The renovation context made proper zoning possible. With walls open, running zone control wiring and properly sizing duct branches for each zone cost far less than retrofitting an occupied house. The incremental cost of the zoning system over a single-zone installation was approximately $2,500.

Variable-speed equipment is essential for single-system zoning. The Priya and Marcus case illustrates why: with a four-zone system, some zones will always be calling and some won't. A variable-speed system handles this gracefully. A fixed-speed system needs a bypass damper and still doesn't handle it as well.

Manual J prevented oversizing. The original single-speed 4-ton recommendation would have produced a system that short-cycled constantly, particularly when only one or two zones were calling. The correctly sized 3.5-ton variable-speed system runs longer cycles, conditions the air more thoroughly, and dehumidifies effectively.

Commissioning is not optional. The two and a half days of installation included a full half-day of commissioning. Priya insisted on being present. Every damper was tested. Every zone was verified. This is what separates a zoning system that performs from one that causes more problems than it solves.

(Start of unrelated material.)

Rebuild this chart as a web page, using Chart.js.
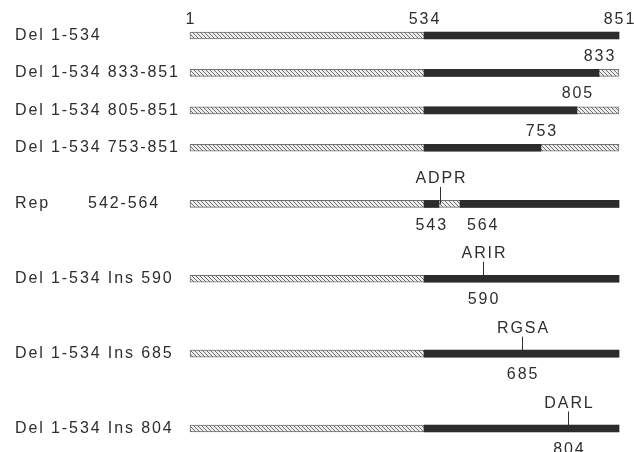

The Counterpoint: When This Would Not Have Made Sense

Priya is clear that this investment made sense for their renovation because: 1. Walls were already open, radically reducing installation cost 2. The family plans a 20-year horizon in the house 3. The comfort improvement addressed a genuine occupancy pattern mismatch 4. Variable-speed equipment was the right choice anyway for correct sizing

Had the Chen-Williamses been retrofit-adding zoning to a finished house with an existing duct system not designed for zone control, the economics would have been far less favorable. The ductwork would have needed significant modification to support proper zone sizing, the wall penetrations for control wiring would have been expensive, and the existing single-speed air handler would have required a bypass damper that reduces the efficiency benefit. The $2,500 incremental cost could easily have become $6,000–$8,000 with uncertain comfort improvement.

The lesson: zoning during new construction or major renovation is often cost-effective. Retrofitting zones into an existing finished house requires careful evaluation.